Starting from the BOLAM limited-area model, a new general circulation gridpoint model, termed GLOBO, has been devised. Some original numerical features (like the use of a modified σ coordinate and the computation of mass flux divergence with the flux-limiter technique) have been introduced and described. The new model has been implemented on the GFS analysis to provide daily real-time forecasts for up to 6 days. Starting in August 2009, the verification of GLOBO forecasts has been performed by computing the RMS of the difference field between the forecasts and their verifying analyses. The results have been compared with similar scores available for the principal global forecast models. Apart from the 2-day forecasts in the summer season of the northern extratropics (where bias gives a significant contribution), the GLOBO scores are in line with those of the other models, being only slightly worse than the GFS model, whose analyses are used here as the basis for comparison. This result is of significance, especially when considering the increasing importance that multimodel ensemble techniques assume in weather forecast.

Model skill is found to increase with increasing horizontal and vertical resolutions. The present resolution (32 km at midlatitudes) is coarser than the one at which the BOLAM model is usually employed (10–15 km), and where it is expected to perform at its best. For instance, the horizontal resolution is still too coarse for the advection of hydrometeors to become effective. It remains, however, to be verified if model computational efficiency is maintained at higher resolution.

Some systematic errors of the GLOBO model have been identified and are currently a subject of research. For instance, the soil water initialization in subtropical regions is likely to be incorrect (too large), giving an excess of simulated precipitation there. Studies related to the African monsoon have revealed soil moisture values that are much smaller than those present in the GFS analyses and, to an even larger extent, in ECMWF analyses. In fact, even the most up-to-date general circulation models fail in reproducing the correct seasonal water budget over West Africa (Meynadier et al. 2010). In general, there is still a large degree of uncertainty in the initialization of ground quantities and in the modeling of the vegetation seasonal cycle.

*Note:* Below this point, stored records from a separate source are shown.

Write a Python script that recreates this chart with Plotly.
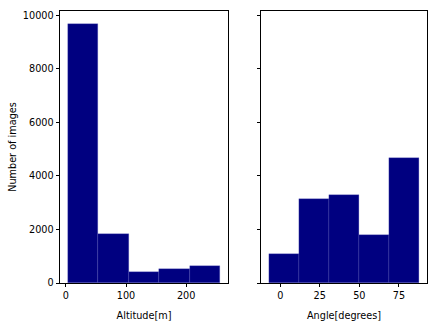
import numpy as np
import plotly.graph_objects as go
from plotly.subplots import make_subplots

# Data
alt_range = [3.0, 257.0]          # data min/max of altitude [m]
alt_counts = [9670, 1824, 427, 513, 625]
ang_range = [-7.3, 88.0]          # data min/max of angle [deg]
ang_counts = [1074, 3150, 3281, 1800, 4667]
alt_ticks = [0, 100, 200]
ang_ticks = [0, 25, 50, 75]
y_ticks = [0, 2000, 4000, 6000, 8000, 10000]

FONT = "DejaVu Sans"
FS = 9.7
BAR = "#000080"
EDGE = "rgba(90,90,190,0.5)"

def bins(rng, n):
    edges = np.linspace(rng[0], rng[1], n + 1)
    return (edges[:-1] + edges[1:]) / 2, np.diff(edges)

def mpl_range(rng):
    span = rng[1] - rng[0]
    return [rng[0] - 0.05 * span, rng[1] + 0.05 * span]

fig = make_subplots(rows=1, cols=2, shared_yaxes=True, horizontal_spacing=0.09)

c, w = bins(alt_range, len(alt_counts))
fig.add_trace(go.Bar(x=c, y=alt_counts, width=w, marker=dict(color=BAR, line=dict(color=EDGE, width=0.5)), showlegend=False), 1, 1)
c, w = bins(ang_range, len(ang_counts))
fig.add_trace(go.Bar(x=c, y=ang_counts, width=w, marker=dict(color=BAR, line=dict(color=EDGE, width=0.5)), showlegend=False), 1, 2)

ymax = max(max(alt_counts), max(ang_counts)) * 1.05

axis_common = dict(showline=True, linecolor="black", linewidth=0.8, mirror=True,
                   ticks="outside", ticklen=3.5, tickwidth=0.8, tickcolor="black",
                   showgrid=False, zeroline=False, automargin=False,
                   tickfont=dict(family=FONT, size=FS, color="black"))

fig.update_xaxes(**axis_common)
fig.update_yaxes(**axis_common)

tfont = dict(family=FONT, size=FS, color="black")
fig.update_xaxes(range=mpl_range(alt_range), tickvals=alt_ticks, ticktext=[str(t) for t in alt_ticks],
                 domain=[0, 0.458],
                 title=dict(text="Altitude[m]", font=tfont, standoff=12), row=1, col=1)
fig.update_xaxes(range=mpl_range(ang_range), tickvals=ang_ticks, ticktext=[str(t) for t in ang_ticks],
                 domain=[0.548, 1],
                 title=dict(text="Angle[degrees]", font=tfont, standoff=12), row=1, col=2)
fig.update_yaxes(range=[0, ymax], tickvals=y_ticks, ticktext=[str(t) for t in y_ticks],
                 title=dict(text="Number of images", font=tfont, standoff=4), row=1, col=1)
fig.update_yaxes(range=[0, ymax], tickvals=y_ticks, showticklabels=False, row=1, col=2)

fig.update_layout(width=438, height=328, margin=dict(l=60, r=11, t=11, b=45),
                  paper_bgcolor="white", plot_bgcolor="white", bargap=0,
                  font=dict(family=FONT, size=FS, color="black"))

fig.write_html("out.html", config={"displayModeBar": False},
               post_script="document.body.style.margin='0';document.body.style.overflow='hidden';")
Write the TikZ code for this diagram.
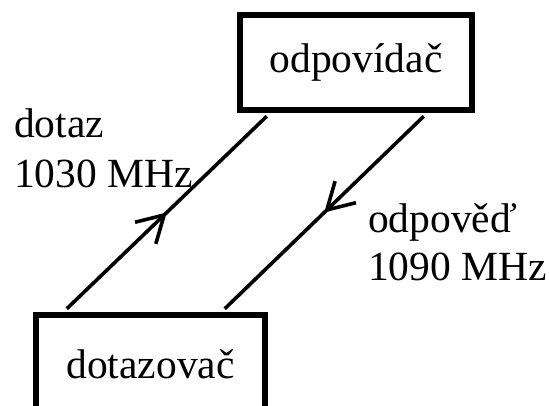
\documentclass[tikz,border=0pt]{standalone}
\usepackage{fontspec}
\setmainfont{Liberation Serif}
\usetikzlibrary{arrows.meta,decorations.markings,calc}
\begin{document}
\begin{tikzpicture}[x=1pt,y=-1pt,
  box/.style={draw,line width=6.5pt,inner sep=0pt,font=\fontsize{41.5}{41.5}\selectfont},
  lbl/.style={anchor=base west,inner sep=0pt,font=\fontsize{41.5}{41.5}\selectfont},
  link/.style={line width=3.6pt,postaction={decorate},decoration={markings,
     mark=at position 0.5 with {\arrow{Straight Barb[length=26pt,width=30pt,line width=3.6pt]}}}}]
\useasboundingbox (0,0) rectangle (549,405);
\clip (0,0) rectangle (549,405);
\node[box,minimum width=232pt,minimum height=95pt] (odp) at (356,62.5) {odpovídač};
\node[box,minimum width=229pt,minimum height=98pt] (dot) at (150.5,364) {dotazovač};
\coordinate (a1) at ($(dot.north west)+(34,-3)$);
\coordinate (a2) at ($(odp.south west)+(30,3)$);
\coordinate (b1) at ($(odp.south west)+(187,3)$);
\coordinate (b2) at ($(dot.north west)+(192,-3)$);
\draw[link] (a1) -- (a2);
\draw[link] (b1) -- (b2);
\node[lbl] (l1) at (14,137) {dotaz};
\node[lbl] (l2) at (14,187) {1030 MHz};
\node[lbl] (l3) at (368,232) {odpověď};
\node[lbl] (l4) at (368,280) {1090 MHz};
\end{tikzpicture}
\end{document}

One of the recent applications of the GLOBO model at the ISAC is the monthly probabilistic forecasting of temperature and precipitation anomalies over Italy, promoted by the Italian Civil Protection Agency (Dipartimento della Protezione Civile Nazionale, DPCN). It is beyond the scope of the present paper to report in detail about the methodology and results of this activity, which will be the subject of a future presentation. In synthesis, it is based on calibrated ensemble forecasts with initial conditions derived from unperturbed and perturbed analyses from NCEP, with prescribed sea surface temperature (SST) anomaly (corresponding to the observed anomaly at the initial time), superimposed on the seasonal SST cycle. The GLOBO model has been employed in this ensemble mode with a resolution of 1.0° × 0.75°, and with 50 levels. Monthly forecasts have been produced once a month for a period of less than 2 yr, which is too short a time to allow for significant verification. However, preliminary evaluation and intercomparison with other centers’ monthly forecasting products suggests encouraging results, comparable with those obtained with independent models.